Known for crazed live covers of tunes as diverse as Nugent’s “Cat Scratch Fever” and the Village People’s “YMCA,” Houndog and company turn in inspired interpretations of Huddie “Leadbelly” Ledbetter’s “Midnight Special,” Lou Reed’s “Venus In Furs,” (or, as it appears on the album, “Venus in Spurs”) and Jimmy Reed’s “Bright Lights/No Problems.” For good measure, there’s the occasional Houndog-penned, angst-ridden number about injuring oneself on random Japanese playroom accoutrement and being viciously stung by wasps, themes revisited endlessly in blues standards since the very beginning, and given fresh life by the Dog.

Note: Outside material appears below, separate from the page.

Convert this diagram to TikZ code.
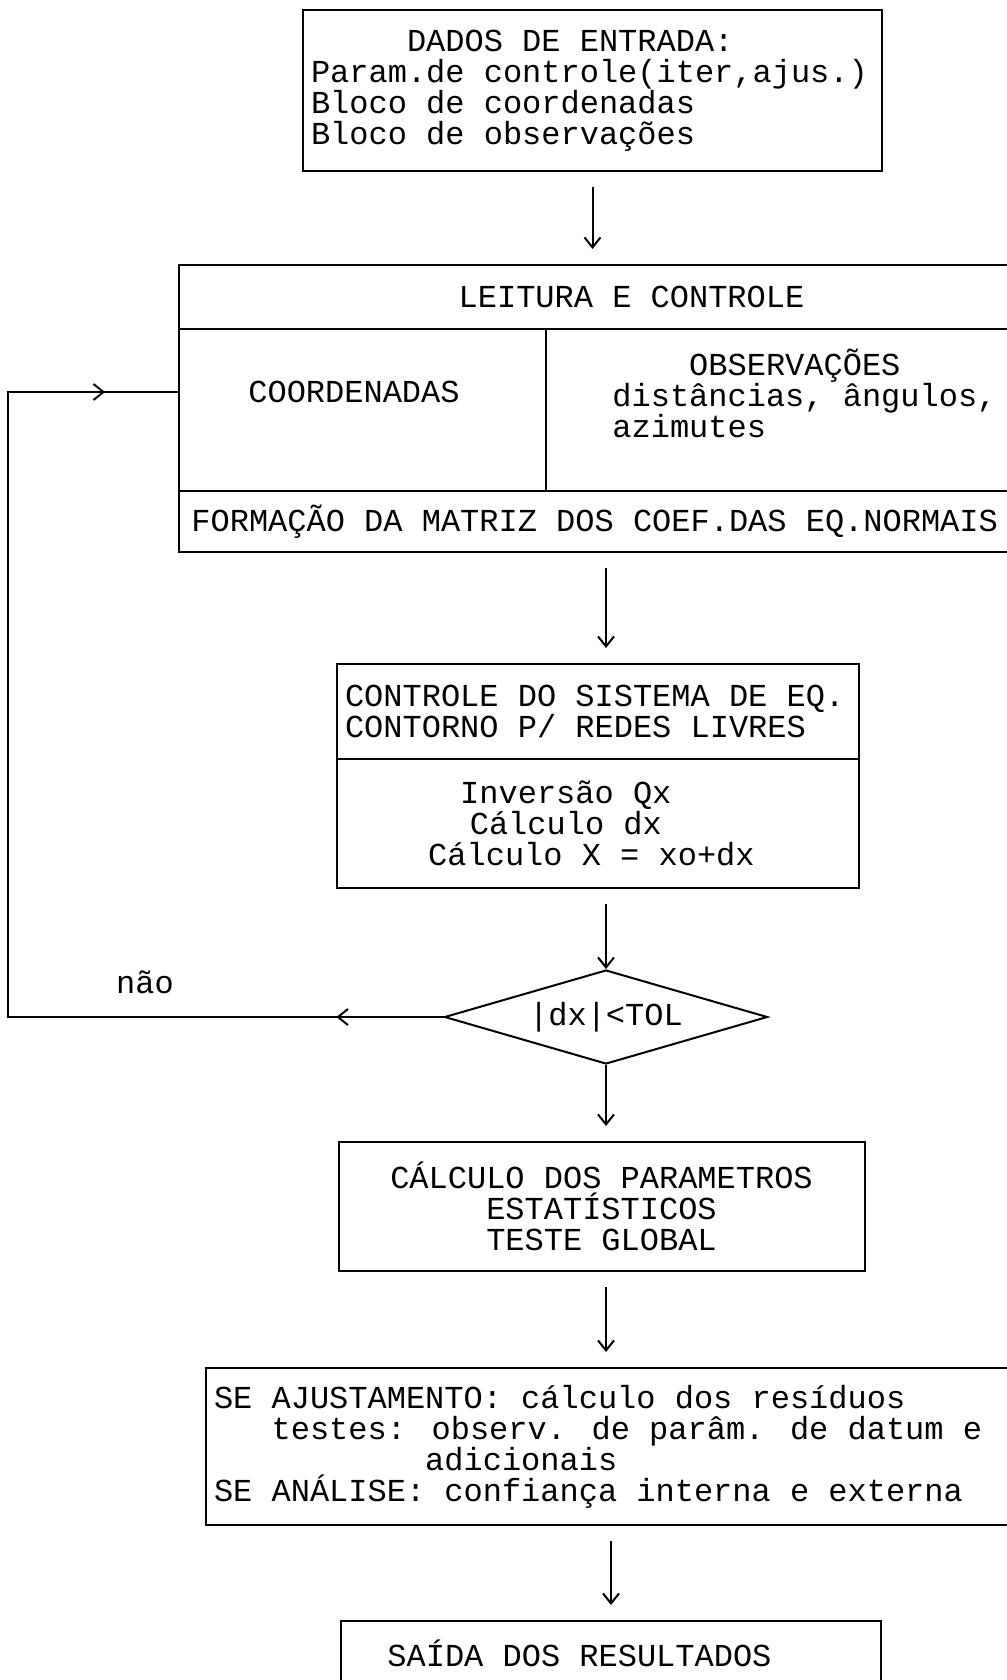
\documentclass[tikz,border=0pt]{standalone}
\usepackage{fontspec}
\newfontfamily\maquina{Liberation Mono}
\newcommand\letra{\maquina\fontsize{16}{15.5}\selectfont}
\usepackage{tikz}
\usetikzlibrary{arrows.meta}
\usetikzlibrary{shapes.geometric}
\usetikzlibrary{decorations.markings}
\tikzset{>={Straight Barb[length=5pt,width=8pt]}}
\tikzset{
  caixa/.style={
    draw, line width=1pt, inner sep=4pt, outer sep=0pt,
    align=flush left, font=\letra
  }}
\tikzset{
  celula/.style={draw, line width=1pt, inner sep=0pt, outer sep=0pt}}
\tikzset{
  texto/.style={inner sep=0pt, align=left, font=\letra}}
\tikzset{
  fluxo/.style={->, line width=1pt, shorten <=8pt, shorten >=8pt}}
\tikzset{
  loop arrows/.style={
    postaction={
      decorate,
      decoration={
        markings,
        mark=at position 0.087 with {\arrow{>}},
        mark=at position 0.94 with {\arrow{>}},
   }}}}

\begin{document}
\begin{tikzpicture}[x=0.5pt,y=-0.5pt]
    \useasboundingbox (0,0) rectangle (1006,1680);
    % entrada
    \node[caixa, text width=281.5pt, minimum height=80.5pt] (entrada) at (592.5,90.5)
        {\phantom{xxxxx}DADOS DE ENTRADA:\\Param.de controle(iter,ajus.)\\Bloco de coordenadas\\Bloco de observações};
    % leitura e controle, em celulas
    \node[celula, minimum width=418pt, minimum height=32pt] (leitura) at (597,297) {};
    \node[celula, minimum width=183.5pt, minimum height=81pt] (coord) at (362.5,410) {};
    \node[celula, minimum width=234.5pt, minimum height=81pt] (obs) at (780.5,410) {};
    \node[celula, minimum width=418pt, minimum height=30.5pt] (formacao) at (597,521.5) {};
    \node[texto] (t-leitura) at (631.5,297) {LEITURA E CONTROLE};
    \node[texto] (t-coord) at (354,392) {COORDENADAS};
    \node[texto, anchor=west] (t-obs) at (612,393)
        {\phantom{xxxx}OBSERVAÇÕES\\distâncias, ângulos,\\azimutes};
    \node[texto, anchor=west] (t-formacao) at (191,521.5) {FORMAÇÃO DA MATRIZ DOS COEF.DAS EQ.NORMAIS};
    % sistema
    \node[caixa, text width=253pt, minimum height=47.25pt] (controle) at (598,711.25)
        {CONTROLE DO SISTEMA DE EQ.\\CONTORNO P/ REDES LIVRES};
    \node[caixa, text width=253pt, minimum height=64.75pt] (calculo) at (598,823.25)
        {\hspace*{3.6em}Inversão Qx\\\hspace*{3.9em}Cálculo dx\\\hspace*{2.6em}Cálculo X = xo+dx};
    \node[diamond, draw, line width=1pt, inner sep=0pt, aspect=3.4,
        minimum width=161.5pt, minimum height=47pt, font=\letra] (decisao) at (606,1017) {|dx|<TOL};
    \node[caixa, align=center, minimum width=263pt, minimum height=64.5pt] (estat) at (601.5,1206.5)
        {CÁLCULO DOS PARAMETROS\\ESTATÍSTICOS\\TESTE GLOBAL};
    \node[caixa, text width=396.5pt, minimum height=78.5pt] (analise) at (610.5,1446.5)
        {SE AJUSTAMENTO: cálculo dos resíduos\\\hspace*{1.8em}testes: observ. de parâm. de datum e\\\hspace*{6.6em}adicionais\\SE ANÁLISE: confiança interna e externa};
    \node[caixa, text width=262pt, minimum height=32pt] (saida) at (611,1653)
        {\hspace*{1.2em}SAÍDA DOS RESULTADOS};
    \node[texto] (nao) at (145,982) {não};
    \coordinate (retorno) at (8,392);

    \draw[fluxo] (entrada.south) -- (entrada.south |- leitura.north);
    \draw[fluxo] (formacao.south -| decisao) -- (controle.north -| decisao);
    \draw[fluxo, shorten >=0pt] (calculo.south -| decisao) -- (decisao.north);
    \draw[fluxo, shorten <=0pt] (decisao.south) -- (estat.north -| decisao);
    \draw[fluxo] (estat.south -| decisao) -- (analise.north -| decisao);
    \draw[fluxo] (analise.south -| saida) -- (saida.north);
    % volta se nao convergiu
    \draw[line width=1pt, loop arrows] (decisao.west) -| (retorno) -- (retorno -| coord.west);
\end{tikzpicture}
\end{document}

Double H and the Loosers really shine on their version of Robert Johnson’s “32/20 Blues.” First recorded in 1936, Houndog’s version takes wild liberty with Johnson’s lyrics, an act which might seem like sacrilege to some, and poetic license to others. A classic tale of infidelity met with firepower, Clayton Park’s demonic fiddle adds a delightfully dark and disturbing counterpoint to Houndog’s Tom Waits-esque growl. The result is a remarkably engaging update of the original, one that bears endless replay and epitomizes just what Howlin’ Houndog is all about: manic, sweaty, heaving (and ultimately loving) interpretations of epic songs.
It’s obvious that Houndog is first and foremost a huge fan of whatever music he pays homage to. Whether bashing an open-tuned acoustic guitar or picking smoky leads on an electric, he’s faithful to the spirit of the originals, while adding generous amounts of his own grainy spice to the mix. There’s the ever-present danger of veering into caricature and cliché, and the “mumbling bluesman” shtick was notably played into the ground by Tempe’s “Mumblin’ Jim Fletcher” in the early ’80s. But Houndog’s sheer enthusiasm and chops dust aside any doubts once the backbeat starts and the howlin’ begins.